Unread postby Brenden » 16 December 2017, 14:49

There should be a balance between representative and direct democracy. People have a lot on their plates in their daily lives and can't be expected to be adequately informed on all the issues necessary for good governance. Specialisation is important for an advanced society, which is why democracy has developed such that power, derived from the people, is delegated to representatives in government.

It's important that the select few who write laws and make decisions on behalf of the people be able to become proficient in such activity by devoting their complete attention to the politics, and gather around them experts and capable administrators. However, they should be directly accountable to the people they represent and their activities should be completely open to the public.

Estonia has a system where every citizen has a cryptographic ID card with which they can vote, digitally sign documents, access personal information held by the government, and directly participate in that government. A representative should be able to poll the people they represent and get a feel for what their constituency wants, and the people should be able to hold their representative to account at any given moment. Digital democracy can be a powerful new system that blends direct and representative democracy. We have the technology!


I believe there is a middle way between full national proportional representation and a constituency-based system such as first-past-the-post. Constituencies could be enlarged and within them a number of seats can be proportionally distributed based on vote shares.

For instance, South Yorkshire has 14 parliamentary constituencies, each comprised of roughly 70,000 voters and all represented by Labour MPs currently.

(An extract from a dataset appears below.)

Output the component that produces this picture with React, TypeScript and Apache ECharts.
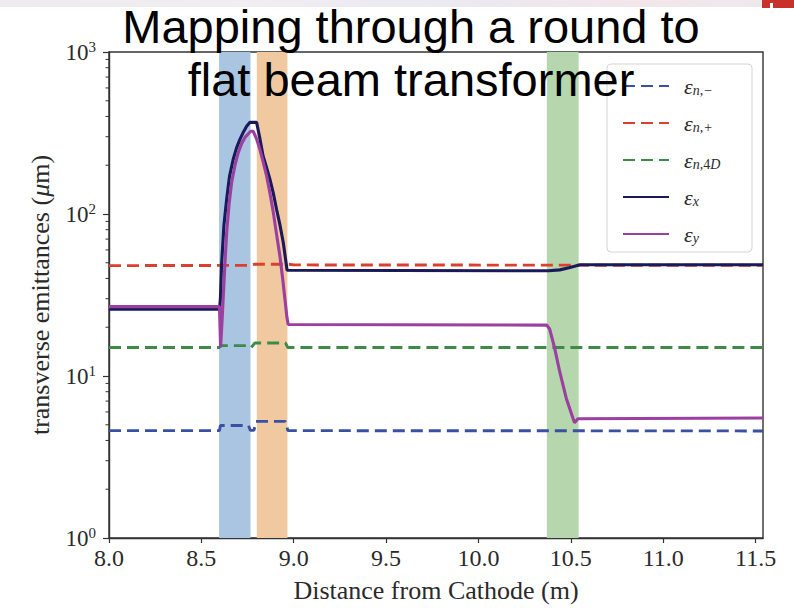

Combining it into one constituency whose 14 seats are divided proportionally would result, based on the 2017 general election, in 8 Labour MPs, 4 Conservative MPs, 1 Liberal Democratic MP, and 1 UKIP MP. That would mean overall the people of South Yorkshire would have truer representation in Parliament — e.g., the ~186,000 Conservative voters of South Yorkshire would have 4 Conservative MPs from their area of the country to represent them, as opposed to the present situation where their voices are not heard at all in Parliament.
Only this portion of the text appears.